Hey there, so I’m playing around with making my own symbolic math package and I’m attempting to do forward mode automatic differentiation on my symbolic functions. The problem is that I am struggling to find a clean way around a problem called perturbation confusion.
First, some background:
Forward Mode Automatic Differentiation
To solve certain math problems we’ve invented new types of numbers. One example is the imaginary numbers which include a unit imaginary i which is defined such that i^2 = -1. Similarly, to solve differentiation problems it’s useful to use what people in computing call Dual Numbers defined by a new types of number \epsilon with the algebraic property that \epsilon^2 = 0. It turns out that for a sufficiently well behaved function f, if one evaluates f(x + \epsilon)$ they will find that equals f(x) + \epsilon f'(x) where f'(x) is the first derivative of f. If one constructs in the computer a type which has the above properties and defines multiple dispatch for all the relevant mathematical functions so that they know how to deal with dual numbers then one can defined a derivative operator as
function D(f::Function)
x -> (f(x + ϵ)).infinitesimal
end
where z.infinitesimal
just extracts the terms in z
which are multiplied by ϵ
.
Hence, the derivative of a function f(x)
is found simply by calling D(f)(x)
Where am I at?
I have managed so far to define multiple dispatch methods on most of the basic mathematical functions I care about so that they can accept symbolic arguments and dual number arguments and have (as far as I can tell so far) correct behaviour and I have a rudimentary simplification system that is able to apply mathematical identities and simplify certain symbolic mathematical expressions. Things are working pretty well for the early stages.

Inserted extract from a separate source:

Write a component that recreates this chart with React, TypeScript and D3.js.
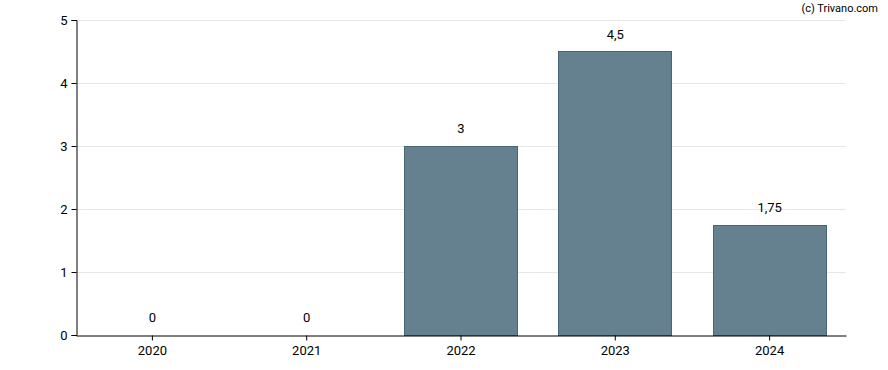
import React, {useEffect, useRef} from 'react';
import * as d3 from 'd3';

const years = ['2020', '2021', '2022', '2023', '2024'];
const dividends = [0, 0, 3, 4.5, 1.75];
const yTicks = [0, 1, 2, 3, 4, 5];

const W = 888;
const H = 370;
const margin = {top: 20, right: 42, bottom: 35, left: 76};

const fmt = (v: number) => String(v).replace('.', ',');

const App = () => {
    const svgRef = useRef<SVGSVGElement>(null);

    useEffect(() => {
        const svg = d3.select(svgRef.current);
        svg.selectAll('*').remove();

        const x = d3.scaleBand()
            .domain(years)
            .range([margin.left, W - margin.right])
            .paddingInner(0.26)
            .paddingOuter(0.125);

        const y = d3.scaleLinear()
            .domain([0, 5])
            .range([H - margin.bottom, margin.top]);

        // grid
        svg.append('g')
            .selectAll('line')
            .data(yTicks.slice(1))
            .join('line')
            .attr('x1', margin.left)
            .attr('x2', W - margin.right)
            .attr('y1', d => Math.round(y(d)) + 0.5)
            .attr('y2', d => Math.round(y(d)) + 0.5)
            .attr('stroke', '#e6e6e6');

        // bars
        svg.append('g')
            .selectAll('rect')
            .data(dividends)
            .join('rect')
            .attr('x', (d, i) => Math.round(x(years[i])!) + 0.5)
            .attr('y', d => Math.round(y(d)) + 0.5)
            .attr('width', Math.round(x.bandwidth()) - 1)
            .attr('height', d => Math.max(0, y(0) - Math.round(y(d))))
            .attr('fill', '#65818f')
            .attr('stroke', '#4a6575')
            .attr('stroke-width', 1)
            .attr('display', d => d > 0 ? null : 'none');

        // value labels
        svg.append('g')
            .selectAll('text')
            .data(dividends)
            .join('text')
            .attr('x', (d, i) => x(years[i])! + x.bandwidth() / 2)
            .attr('y', d => y(d) - 13)
            .attr('text-anchor', 'middle')
            .attr('font-family', 'Roboto, sans-serif')
            .attr('font-size', 13)
            .attr('fill', '#000')
            .text(d => fmt(d));

        const yAxis = svg.append('g')
            .attr('transform', `translate(${margin.left + 0.5},0)`)
            .call(d3.axisLeft(y).tickValues(yTicks).tickSize(5).tickFormat(d => fmt(+d)));
        yAxis.select('.domain').attr('stroke', '#000');
        yAxis.selectAll('.tick text')
            .attr('font-family', 'Roboto, sans-serif')
            .attr('font-size', 13)
            .attr('fill', '#000')
            .attr('x', -9);

        const xAxis = svg.append('g')
            .attr('transform', `translate(0,${H - margin.bottom + 0.5})`)
            .call(d3.axisBottom(x).tickSize(5).tickSizeOuter(0));
        xAxis.select('.domain').attr('stroke', '#000');
        xAxis.selectAll('.tick text')
            .attr('font-family', 'Roboto, sans-serif')
            .attr('font-size', 13)
            .attr('fill', '#000')
            .attr('y', 10);

        svg.append('text')
            .attr('x', W - 10)
            .attr('y', 12)
            .attr('text-anchor', 'end')
            .attr('font-family', 'Roboto, sans-serif')
            .attr('font-size', 11)
            .attr('fill', '#000')
            .text('(c) Trivano.com');
    }, []);

    return (
        <svg ref={svgRef} width={W} height={H}
             style={{position: 'absolute', left: 0, top: 0, background: '#fff'}}/>
    );
};

export default App;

My dual number type currently is defined basically like
struct Dual_Number
real::Union{Symbolic, Number}
infinitesimal::Union{Symbolic, Number}
end
and for convenience I just define ϵ = Dual_Number(0,1)
Great so whats the problem?
Perturbation Confusion
Consider trying to take a second derivative with this system.
(D^2)(f) == D(D(f))
== D(x -> (f(x + ϵ)).infinitesimal)
== y -> ((x -> (f(x + ϵ)).infinitesimal)(y + ϵ)).infinitesimal
== y -> 0
Uh-oh!
The problem here is that when I try to take a second derivative it has to go through the first derivative and so it essentially is trying to feed in 2ϵ
to f
and then take the infinitesimal part twice which is always going to be zero since the first time you extract the infinitesimal part you get just the real part which by definition has no infinitesimal part. This is known as perturbation confusion because the derivative system doesn’t know which infinitesimal part its supposed to extract.

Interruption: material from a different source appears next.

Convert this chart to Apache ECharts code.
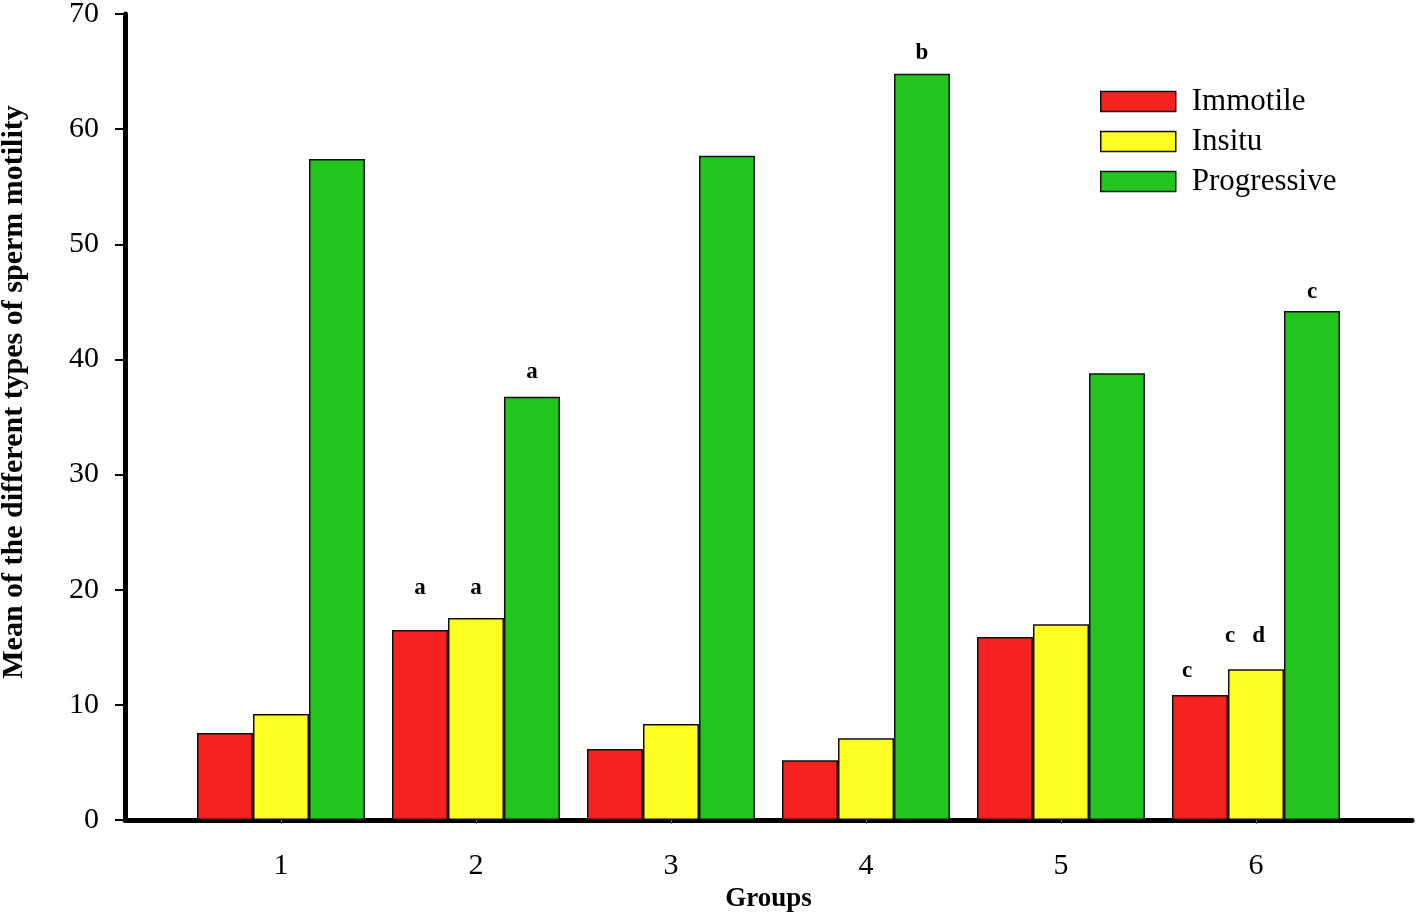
<!DOCTYPE html>
<html>
<head>
<meta charset="utf-8">
<script src="https://cdn.jsdelivr.net/npm/echarts@6/dist/echarts.min.js"></script>
<style>html,body{margin:0;padding:0;background:#fff;}#c{width:1418px;height:916px;}</style>
</head>
<body>
<div id="c"></div>
<script>
const groups = [1, 2, 3, 4, 5, 6];
const immotile = [7.56, 16.5, 6.17, 5.2, 15.9, 10.86];
const insitu = [9.2, 17.55, 8.34, 7.1, 17.0, 13.1];
const progressive = [57.4, 36.75, 57.7, 64.8, 38.8, 44.2];
const immotileMarks = ['', 'a', '', '', '', 'c'];
const insituMarks = ['', 'a', '', '', '', 'c   d'];
const progressiveMarks = ['', 'a', '', 'b', '', 'c'];
const yTicks = [0, 10, 20, 30, 40, 50, 60, 70];

const FONT = '"Liberation Serif", "Times New Roman", serif';
// label offsets (style only)
const immotileOff = [[0,0],[0,-25],[0,0],[0,0],[0,0],[-13,-7]];
const insituOff = [[0,0],[0,-13],[0,0],[0,0],[0,0],[-11,-17]];
const progOff = [[0,0],[0,-8],[0,0],[0,-4],[0,0],[0,-3]];

function build(vals, marks, offs) {
  return vals.map((v, i) => ({
    value: [groups[i], v],
    label: {
      show: marks[i] !== '',
      formatter: marks[i],
      position: 'top',
      offset: offs[i],
      fontFamily: FONT,
      fontWeight: 'bold',
      fontSize: 23,
      color: '#000'
    }
  }));
}

const chart = echarts.init(document.getElementById('c'));
const barBase = {
  type: 'bar',
  barWidth: 56,
  barGap: '0%',
  itemStyle: { borderColor: '#111', borderWidth: 1.5 }
};
chart.setOption({
  animation: false,
  backgroundColor: '#fff',
  grid: { left: 125, right: 6, top: 14, bottom: 96, containLabel: false, outerBoundsMode: 'none' },
  legend: {
    orient: 'vertical',
    left: 1095,
    top: 81,
    itemWidth: 75,
    itemHeight: 20,
    itemGap: 9,
    icon: 'rect',
    textStyle: { fontFamily: FONT, fontSize: 31, color: '#000', padding: [0, 0, 0, 11] },
    itemStyle: { borderColor: '#111', borderWidth: 1.5 },
    data: ['Immotile', 'Insitu', 'Progressive']
  },
  xAxis: {
    type: 'value',
    min: 0.2,
    max: 6.8,
    name: 'Groups',
    nameLocation: 'middle',
    nameGap: 64,
    nameTextStyle: { fontFamily: FONT, fontWeight: 'bold', fontSize: 27, color: '#000' },
    splitLine: { show: false },
    axisLine: { show: true, lineStyle: { color: '#000', width: 5 } },
    axisTick: { show: true, customValues: groups, length: 4, lineStyle: { color: '#666', width: 1 } },
    axisLabel: { customValues: groups, margin: 31, fontFamily: FONT, fontSize: 30, color: '#000' }
  },
  yAxis: {
    type: 'value',
    min: 0,
    max: 70,
    interval: 10,
    name: 'Mean of the different types of sperm motility',
    nameLocation: 'middle',
    nameGap: 96,
    nameTextStyle: { fontFamily: FONT, fontWeight: 'bold', fontSize: 30, color: '#000', padding: [0, 0, 0, 50] },
    splitLine: { show: false },
    axisLine: { show: true, lineStyle: { color: '#000', width: 5 } },
    axisTick: { show: true, length: 10, lineStyle: { color: '#000', width: 2 } },
    axisLabel: { margin: 26, fontFamily: FONT, fontSize: 30, color: '#000', formatter: v => yTicks.includes(v) ? String(v) : '' }
  },
  series: [
    Object.assign({}, barBase, { name: 'Immotile', color: '#F52220', data: build(immotile, immotileMarks, immotileOff) }),
    Object.assign({}, barBase, { name: 'Insitu', color: '#FFFF22', data: build(insitu, insituMarks, insituOff) }),
    Object.assign({}, barBase, { name: 'Progressive', color: '#22C41E', data: build(progressive, progressiveMarks, progOff) })
  ]
});
</script>
</body>
</html>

After encountering this problem, the main strategy I’ve found in the literature for avoiding perturbation confusion ( though it’s also not perfect) has been to ‘tag’ each dual number and then only extract the dual number components you meant to extract each time you take the derivative.
ie. instead of ϵ we want to write \epsilon_1, \epsilon_2, \epsilon_3, … and then change our arithmetic rules such that \epsilon_i \epsilon_j = 0 only if i = j and otherwise we just leave \epsilon_i \epsilon_j alone.

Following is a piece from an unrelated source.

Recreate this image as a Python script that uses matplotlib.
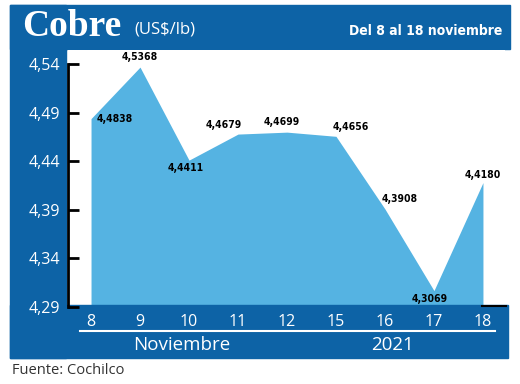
import matplotlib.pyplot as plt
from matplotlib.patches import Rectangle
from matplotlib import font_manager

dias = ['8', '9', '10', '11', '12', '15', '16', '17', '18']
precios = [4.4838, 4.5368, 4.4411, 4.4679, 4.4699, 4.4656, 4.3908, 4.3069, 4.4180]
etiquetas = ['4,4838', '4,5368', '4,4411', '4,4679', '4,4699', '4,4656', '4,3908', '4,3069', '4,4180']
yticks = [4.29, 4.34, 4.39, 4.44, 4.49, 4.54]
yticklabels = ['4,29', '4,34', '4,39', '4,44', '4,49', '4,54']

azul = '#0d63a6'
celeste = '#55b3e2'
W, H = 520, 384

def fx(px):
    return px / W

def fy(py):
    return 1 - py / H

fig = plt.figure(figsize=(5.2, 3.84), dpi=100)

# marco azul (cabecera + franja izquierda)
fig.patches.append(Rectangle((fx(10), fy(358)), fx(56), (358 - 5) / H,
                             transform=fig.transFigure, color=azul, zorder=-2))
fig.patches.append(Rectangle((fx(10), fy(49)), fx(500), 44 / H,
                             transform=fig.transFigure, color=azul, zorder=-2))

ax = fig.add_axes([fx(68), fy(307), fx(505 - 68), (307 - 50) / H])
ax.set_axisbelow(False)
x = list(range(len(dias)))
ax.fill_between(x, precios, 4.29, color=celeste, lw=0, zorder=1)
ax.set_xlim(-0.47, 8.45)
ax.set_ylim(4.29, 4.29 + (307 - 50) / 972)

for s in ['top', 'right', 'bottom']:
    ax.spines[s].set_visible(False)
ax.spines['left'].set_bounds(4.29, 4.54)
ax.spines['left'].set_linewidth(2)
ax.spines['left'].set_color('black')

ax.set_yticks(yticks)
ax.set_yticklabels(yticklabels, family='Open Sans', fontsize=11.5, color='white')
ax.tick_params(axis='y', direction='in', length=8, width=2, pad=6)
ax.set_xticks(x)
ax.set_xticklabels(dias, family='Open Sans', fontsize=11.5, color='white')
ax.tick_params(axis='x', length=0, pad=5)

# franja inferior azul
ax.add_patch(Rectangle((fx(10), fy(358)), fx(498), (358 - 305) / H,
                       transform=fig.transFigure, color=azul, zorder=2.2, clip_on=False))
ax.plot([fx(80), fx(495)], [fy(331), fy(331)], transform=fig.transFigure,
        color='white', lw=1.5, clip_on=False, zorder=2.3)
ax.plot([fx(482), fx(506)], [fy(306), fy(306)], transform=fig.transFigure,
        color='black', lw=1.5, clip_on=False, zorder=2.3)

# fuente estrecha para las cifras
narrow = font_manager.FontProperties(family='DejaVu Sans', stretch='condensed',
                                     weight='bold', size=7.5)

offsets = [(6, 0, 'left'), (0, 10, 'center'), (-3, -8, 'center'), (-14, 9, 'center'),
           (-5, 10, 'center'), (-3, 9, 'left'), (15, 10, 'center'), (-4, -8, 'center'),
           (0, 8, 'center')]
for xi, yi, t, (dx, dy, ha) in zip(x, precios, etiquetas, offsets):
    ax.annotate(t, (xi, yi), xytext=(dx, dy), textcoords='offset pixels',
                ha=ha, va='center', fontproperties=narrow, color='black')

fig.text(fx(182), fy(345), 'Noviembre', ha='center', va='center',
         family='Open Sans', fontsize=13.5, color='white')
fig.text(fx(393), fy(345), '2021', ha='center', va='center',
         family='Open Sans', fontsize=13.5, color='white')

fig.text(fx(22), fy(27), 'Cobre', ha='left', va='center', family='Liberation Serif',
         fontweight='bold', fontsize=27, color='white')
fig.text(fx(134), fy(29), '(US$/lb)', ha='left', va='center', family='Open Sans',
         fontsize=12, color='white')
titulo = font_manager.FontProperties(family='DejaVu Sans', stretch='condensed',
                                     weight='bold', size=10)
fig.text(fx(502), fy(31), 'Del 8 al 18 noviembre', ha='right', va='center',
         fontproperties=titulo, color='white')

fig.text(fx(12), fy(370), 'Fuente: Cochilco', ha='left', va='center',
         family='Open Sans', fontsize=10.5, color='#333333')

fig.savefig('out.png', dpi=100)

Then if we imagine implementing the proper computer implementation of ϵᵢ
that obeys the above properties then one could simply implement a derivative operator as
function D(f::Function)
global tag += 1
x -> extract_infinitesimal(f(x + ϵ(tag)), tag)
end
where extract_infinitesimal(z, tag)
only extracts the infinitesimal part of z
associated with the index tag
and epsilon(tag)
generates a new dual number with tag index tag
. This should then be immune to most forms of perturbation confusion.
The Question
Okay, sorry for the long winded preamble. My problem is that I am really struggling to see how best to implement these tagged dual numbers. I’ve tried to look at the source code for various packages that use this tagging method and have failed to understand whats going on. My intuition would be that the Dual_Number
types should have a slot that carries tag information but then I’m seeing that I’ll need a slot in the Dual_Number
type that corresponds to each tag because I need to know the difference between x + 2ϵ₁ + ϵ₂
and x + ϵ₁ + 2ϵ₂
. Further, there’s the problem of cross terms so I need some what of dealing with terms like x + 2ϵ₁ϵ₂
without setting that infinitesimal part to zero and have a way to extract out x + 2ϵ₁
or x + 2ϵ₂
as needed.
Maybe there is some magic one can do with Julia’s type system that generates a new type for each combination of tags and would be friendly to my notions of multiple dispatch on dual numbers but I’m really not very well versed in the subtleties of the type system.
Maybe theres a better way I haven’t thought of? If anyone has taken the time to read this and has a suggestion I’d love to hear it.